Asokan, sorry I've been away traveling home during the holidays and hence the delay.
I have more comments, but I'll put some here to keep the discussion going.
Thanks for the design doc, but I was looking for thoughts on how the plugin was going used for use-cases you've mentioned (hash-join etc.), alternatives on design etc.
IAC, taking a step back, the 'goal' here is to make the 'merge' pluggable.
Reduce-side has 2 pieces:
- Shuffle - Move data from maps to the reduce.
- Merge - Merge already sorted map-outputs.
The rest (MergeManager etc.) are merely implementation details to manage memory etc., which are irrelevant in several scenarios as soon as we consider alternatives to the current HTTP-based shuffle (several alternatives exist such RDMA etc.).

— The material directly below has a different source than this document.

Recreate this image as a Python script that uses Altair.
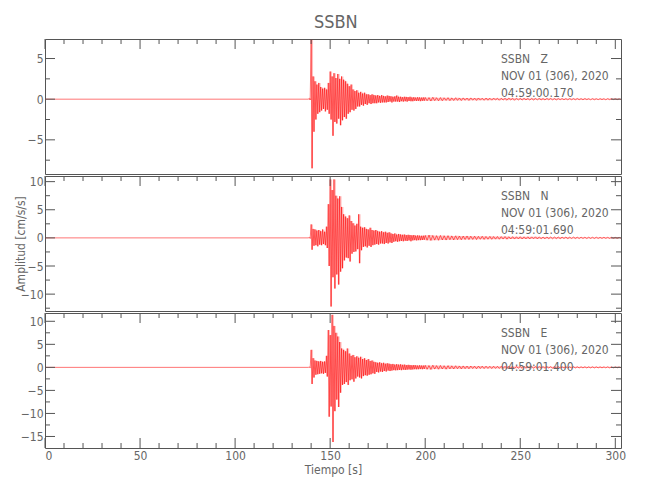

Your current approach tries to encapsulate and enshrine the current implementation of the reduce task, which I'm not wild about. By this I mean, you are focussing too much on the current state and trying to make interfaces which are unnecessary for now and might not suffice for the future.
I really don't think we should be tying Shuffle & Merge as you have done by introducing yet another new interface (regardless of whether it's public or not).
As I've noted above, adding a simple 'Merge' interface with one 'merge' call will address all of the use-cases you have outlined. If not, let's discuss.